Mi hijo tuvo un entierro cristiano y fue sepultado en el camposanto. Desde ese momento solo tuve un deseo. Descansar junto a él. No podía suicidarme como lo había hecho él, pues habría sido demasiado evidente como para ocultarlo y no me hubiesen permitido la sepultura en tierra consagrada. Así que tuve que recuperar del rincón más escondido de mi despensa un veneno que, mucho tiempo atrás, me había vendido la madre de la bruja que había arruinado mi vida. Cada día me tomaba una gota de aquella poción, y mi salud no tardó en empeorar. Los primeros síntomas fueron unos ojos sanguinolentos en fondo amarillento, después caída del pelo y piel escamada. Sin embargo, cuanto más enferma estaba, más alegre me sentía. Así llegó, semanas después, mi muerte. De ese momento no tengo ningún recuerdo. Solo sé que una noche mi espíritu despertó en medio del cementerio. Vi mi lápida al lado de la de mi hijo. No cabía en mi de felicidad. Esperé con gran ilusión hasta ver como el espíritu de mi hijo surgía de su tumba. Le llamé, llena de gozo, pero él me miró y no me hizo caso. Voló fuera del cementerio y yo le seguí, confusa. Llegamos hasta el solar donde se había levantado la choza de la bruja. Allí le esperaba ella. Los dos espíritus se abrazaron, se besaron, se fusionaron en un solo alma delante de mi propio espectro. Entonces, escuché una voz a mi lado.
– No podrás descansar hasta que alguien te vuelva a amar como lo hizo tu hijo antes de que le traicionaras.

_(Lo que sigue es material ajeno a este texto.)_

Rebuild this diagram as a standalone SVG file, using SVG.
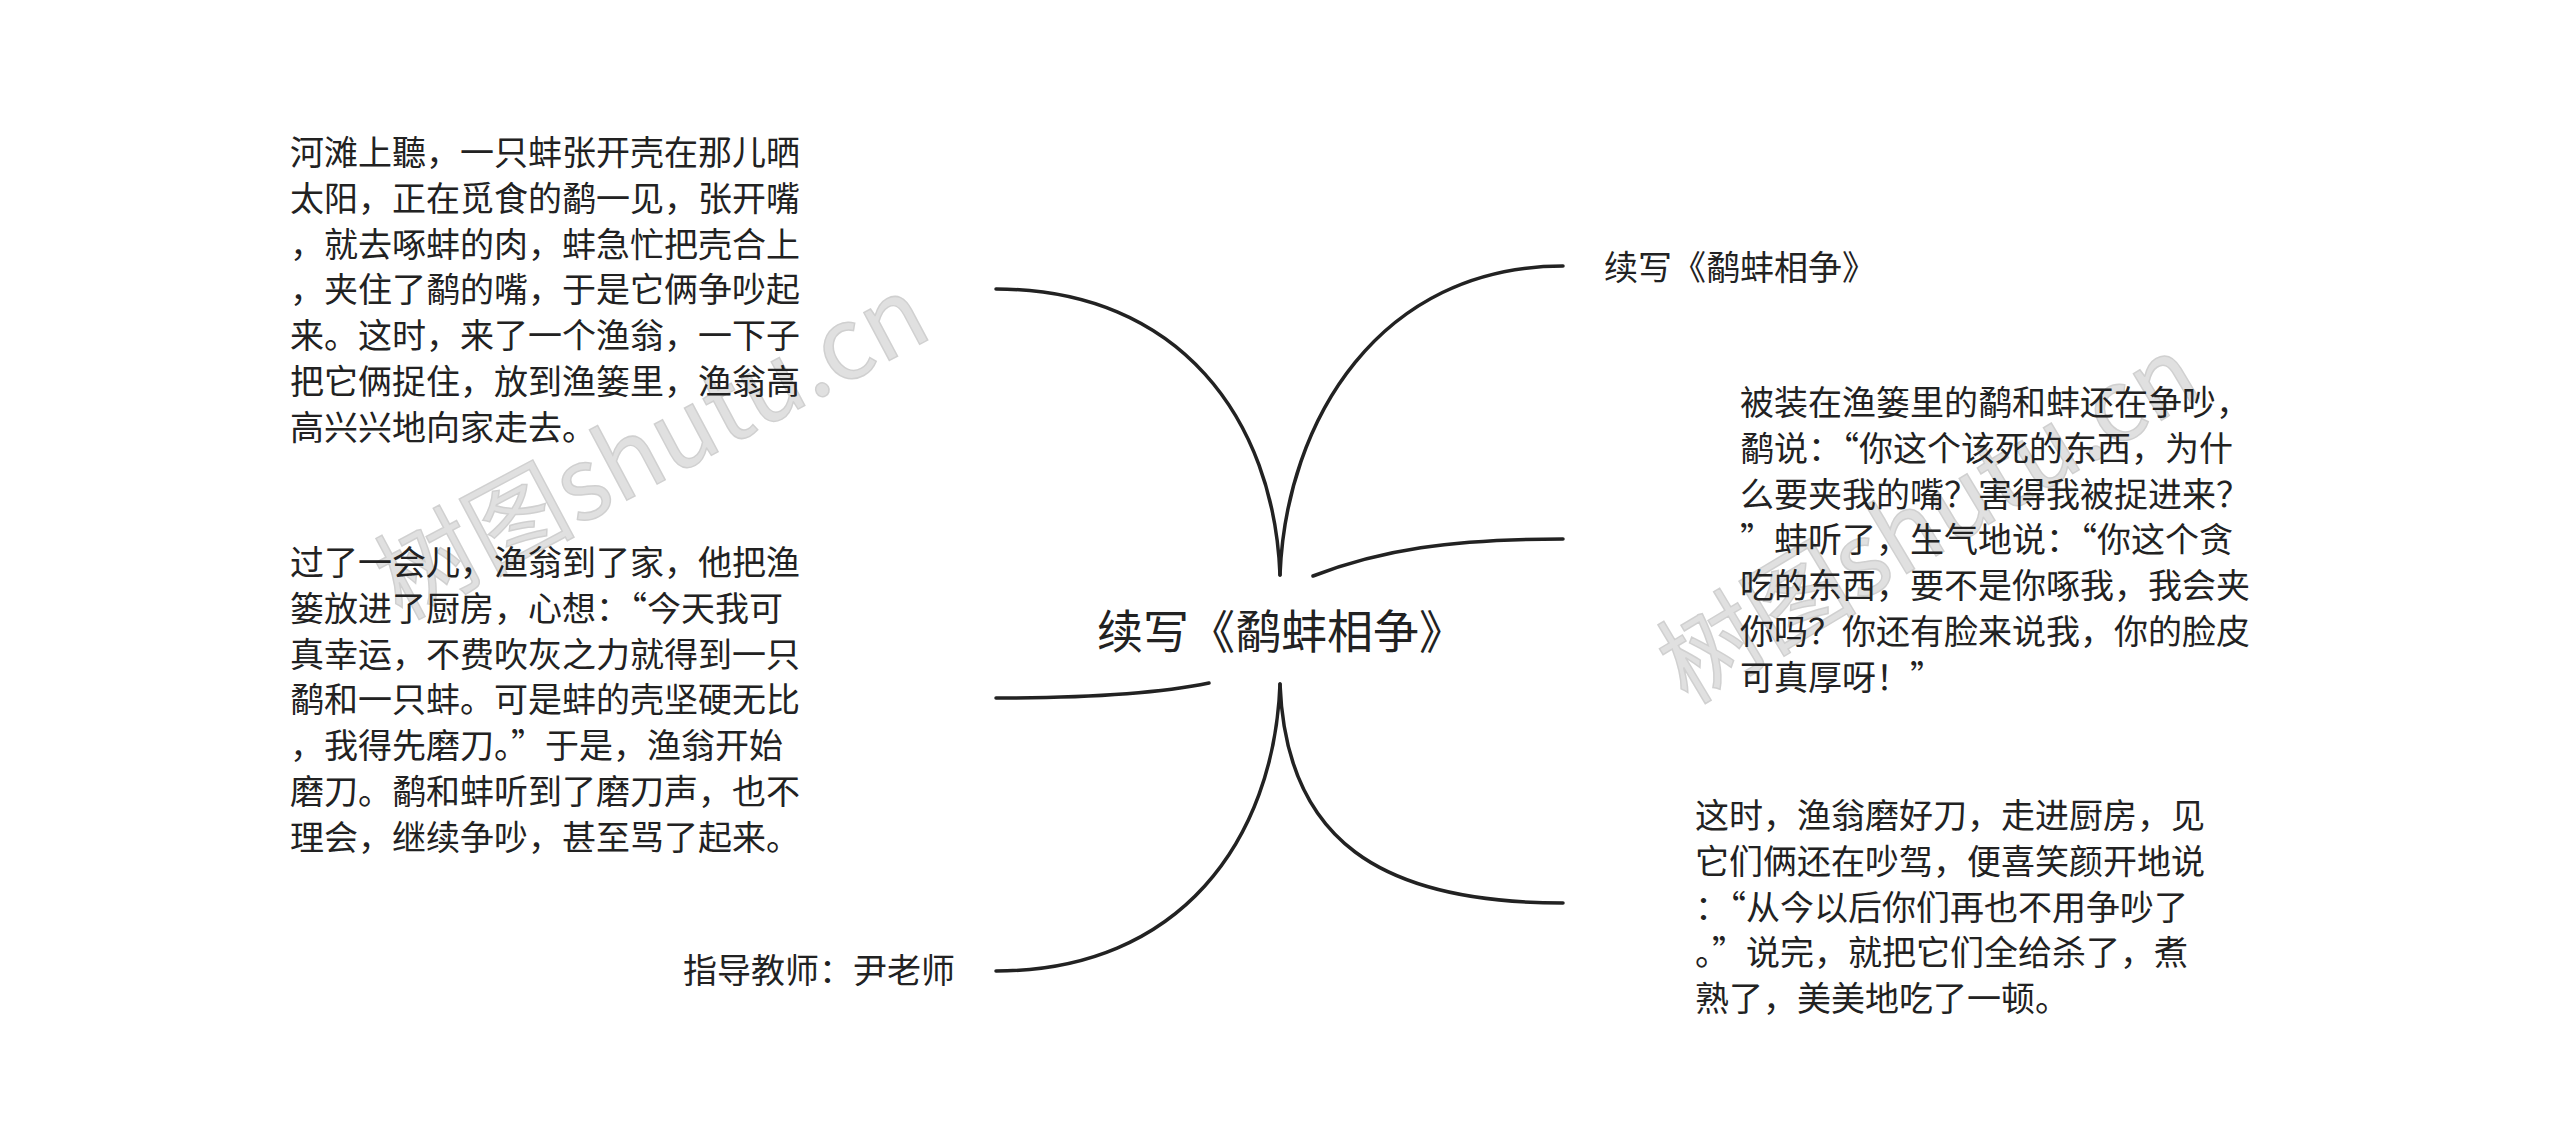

Mientras tanto, te arrastrarás por el suelo como la serpiente que eres.
No vi al dueño de aquella voz profunda. Desolada, regresé a mi tumba y me estiré dentro del cadáver que me diera vida. Al día siguiente, el cuerpo frío en el que desperté era otro. Me había convertido en una serpiente. Después de unos años, esa criatura también murió y me convertí en otro reptil. Y así hasta ahora.
Pero quizás esta niña pueda convencer a su padre para acogerme en su casa. Tal vez consiga que me llegue a querer como me quería mi hijo, y así termine mi maldición, después de tantos siglos de….»
La puerta del ascensor se abrió. Una mujer, vestida con bata azul y armada de una fregona y un cubo lleno de agua, salió de él. Entonces, Luzdivina recordó algo que había dicho la niña: «¿Y si viene Pilar por la mañana?». La señora de la limpieza mojó el mocho en el agua espumosa y, a continuación, lo aplicó con energía contra el suelo. Luz intentó escapar, pero la fregona la alcanzó de lleno, la aplastó y, a continuación, la lanzó al aire, cayendo destrozada dos rellanos más abajo.
Una nueva vida arrastrándose le esperaba a continuación.